| from typing import Any, Dict |
| import asyncio |
| from datetime import datetime, timezone |
| import hashlib |
| import sys |
| import os |
|
|
| sys.path.append(os.path.dirname(os.path.dirname(os.path.abspath(__file__)))) |
|
|
| from .base import EngineRunOutput |
| from service.tasks import TaskRecord |
| from orchestrator.agent_utils import get_llm, get_browser_with_auth |
| from browser_use import Agent |
|
|
| class AgenticCrawlerEngine: |
| name = "agentic_crawler" |
|
|
| def __init__(self, proxy: str | None = None, storage_state_paths: list[str] | None = None): |
| self.proxy = proxy |
| self.storage_state_paths = storage_state_paths or [] |
|
|
| def _get_storage_state_path(self) -> str | None: |
| if self.storage_state_paths: |
| return self.storage_state_paths[0] |
| return None |
|
|
| def run(self, task: TaskRecord) -> EngineRunOutput: |
| return asyncio.run(self._run_async(task)) |
|
|
| async def _run_async(self, task: TaskRecord) -> EngineRunOutput: |
| task_type = task.task_type |
| payload = task.payload or {} |
| |
| llm = get_llm() |
| browser = get_browser_with_auth(self._get_storage_state_path()) |
| |
| prompt = "" |
| if task_type == "search_notes": |
| keyword = payload.get("keyword") |
| prompt = f"Go to Xiaohongshu (https://www.xiaohongshu.com/).

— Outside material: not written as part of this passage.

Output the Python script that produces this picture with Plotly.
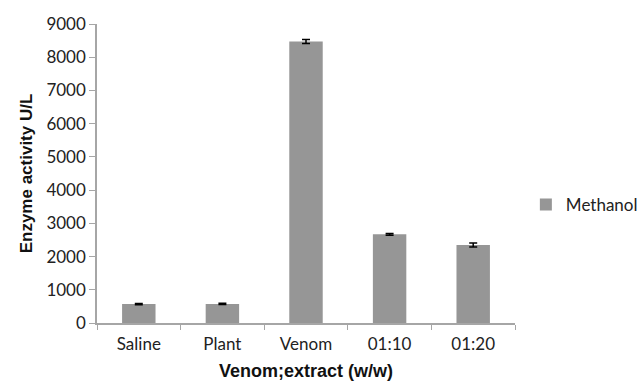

Search for '{keyword}', click on the first 3 notes, and extract their title, author, likes, and content. Return the results in a valid JSON array format." |
| elif task_type == "note_detail": |
| url = payload.get("note_url") or payload.get("url") |
| prompt = f"Open this Xiaohongshu note: {url}. Extract its title, author, likes, and content. Return the result in a valid JSON format." |
| else: |
| await browser.close() |
| raise ValueError(f"Agentic Crawler does not support task type: {task_type}") |
|
|
| agent = Agent(task=prompt, llm=llm, browser=browser) |
| |
| try: |
| result = await agent.run() |
| final_text = result.final_result() if hasattr(result, 'final_result') else str(result) |
| |
| source_ref = payload.get("keyword") or payload.get("note_url") or payload.get("url") or "" |
| dedup_payload = f"{task_type}:{source_ref}".encode("utf-8", errors="ignore") |
| |
| meta = { |
| "task_id": task.id, |
| "source_engine": "browser", |
| "engine_name": self.name, |
| "source_type": task_type, |
| "source_ref": source_ref, |
| "operator": payload.get("operator") or "system", |
| "ingested_at": datetime.now(timezone.utc).isoformat(), |
| "dedup_key": hashlib.sha1(dedup_payload).hexdigest(), |
| "ok": True, |
| } |
| |
| return EngineRunOutput( |
| raw={"agent_result": final_text}, |
| normalized={"data": final_text}, |
| meta=meta |
| ) |
| |
| except Exception as e: |
| raise RuntimeError(f"Agentic Crawler failed: {e}") |
| finally: |
| await browser.close() |
|
|